Beberapa perusahaan yang terlibat dalam proyek ini antara lain PT Inti Global Laksana (IGL) dan PT Banyan Tumbuh Lestari (BTL), yang telah mendapatkan izin pemanfaatan hutan dari Kementerian Lingkungan Hidup dan Kehutanan (KLHK) untuk mengembangkan industri wood pellet di Kabupaten Pohuwato, dengan luas pengelolaan mencapai 27.353 hektare.
Perusahaan lainnya seperti PT Gema Nusantara Jaya (GNJ) dan PT Gorontalo Citra Lestari (GCL) juga melakukan transformasi dari HTI ke bioenergi melalui entitas PT Gorontalo Panel Lestari dengan luas izin mencapai 74.146 hektare di Gorontalo Utara.
Enam Perusahaan Baru Antri Izin Bioenergi
Dinas Lingkungan Hidup dan Kehutanan Provinsi Gorontalo mengonfirmasi rencana penerbitan enam izin baru untuk hutan tanaman energi (HTE) seluas total 180.000 hektare, yang tersebar di Pohuwato, Boalemo, dan Gorontalo Utara.

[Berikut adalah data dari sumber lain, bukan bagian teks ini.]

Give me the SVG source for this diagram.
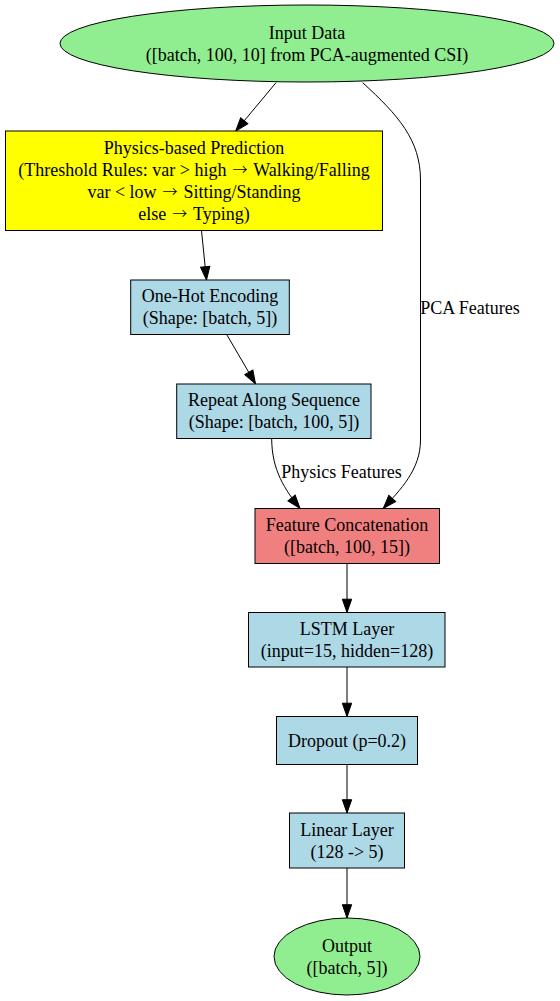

Enam perusahaan tersebut yakni:
- PT Hutani Cipta (7.800 ha)
- PT Keia Lestari Indonesia 1 (41.000 ha)
- PT Lumintu Ageng Joyo (38.000 ha)
- PT Keia Lestari Indonesia 2 (43.000 ha)
- PT Nawa Waskita Utama (41.000 ha)
- PT Sorbu Agro Energi (9.800 ha)
Izin ini diklaim sebagai bagian dari target pemerintah untuk mencapai kondisi FoLU Net Sink 2030. Gorontalo mendapatkan alokasi tambahan izin seluas 17.411 hektare dalam skema tersebut.
Ahli: Bioenergi Bukan Solusi, Tapi Ancaman
Anggi menegaskan, pemanfaatan kayu dari hutan alam sebagai sumber energi tidak dapat dibenarkan dalam konteks transisi energi berkelanjutan.
“Alih-alih menyelesaikan masalah iklim, pendekatan ini justru memperluas kerusakan lingkungan, dan mengancam keberadaan masyarakat adat serta komunitas lokal yang bergantung pada hutan,” ujarnya.
Senada dengan itu, Juru Kampanye Bioenergi dari Trend Asia, Amalya Reza, menyebut bioenergi berbasis biomassa kayu sebagai “solusi palsu”. Ia menyoroti skema co-firing di PLTU sebagai bentuk greenwashing yang hanya menunda penghentian PLTU batubara.
“Biomassa kayu boros lahan dan menyebabkan deforestasi. Di Gorontalo, terutama Pohuwato, masyarakat sekitar menanggung beban ekologisnya,” kata Amel dalam pernyataan tertulis.
Trend Asia mencatat, deforestasi di Pohuwato mencapai lebih dari 17.000 hektare pada periode 2020–2024, sebagian besar akibat ekspansi perkebunan kayu untuk biomassa.
Bencana Ekologis dan Risiko Keanekaragaman Hayati
Peneliti dari Institute for Human and Ecological Studies (Inhides) dan dosen Universitas Muhammadiyah Gorontalo, Terry Repi, mengingatkan bahwa proyek bioenergi dapat mempercepat hilangnya habitat spesies endemik.
“Kawasan Bentang Alam Popayato-Paguat yang bernilai konservasi tinggi bisa mengalami fragmentasi ekologis. Padahal wilayah ini menjadi koridor penting bagi biodiversitas Sulawesi,” ujarnya.
Ia menyebut ada 23 spesies mamalia, 175 jenis burung, dan puluhan di antaranya merupakan spesies endemik dan dilindungi yang hidup di kawasan tersebut.
Terry juga menyanggah klaim bahwa bioenergi netral karbon. Berdasarkan riset ilmiah, hutan membutuhkan waktu hingga 104 tahun untuk menyerap kembali emisi CO₂ dari penebangan.
Dampak Global: Ekosistem Rusak, Iklim Terganggu
Abubakar Siddik Katili dari Jaringan Advokasi Pengelolaan Sumberdaya Alam (Japesda) dan Pusat Kajian Ekologi Pesisir Universitas Negeri Gorontalo menyebut dampak proyek bioenergi tidak hanya berskala lokal.
“Kerusakan ekosistem berarti hilangnya jasa lingkungan seperti penyediaan air bersih dan pengatur iklim. Ini memperparah perubahan iklim global dan menunjukkan kegagalan manusia menjaga keseimbangan ekologis,” ujarnya.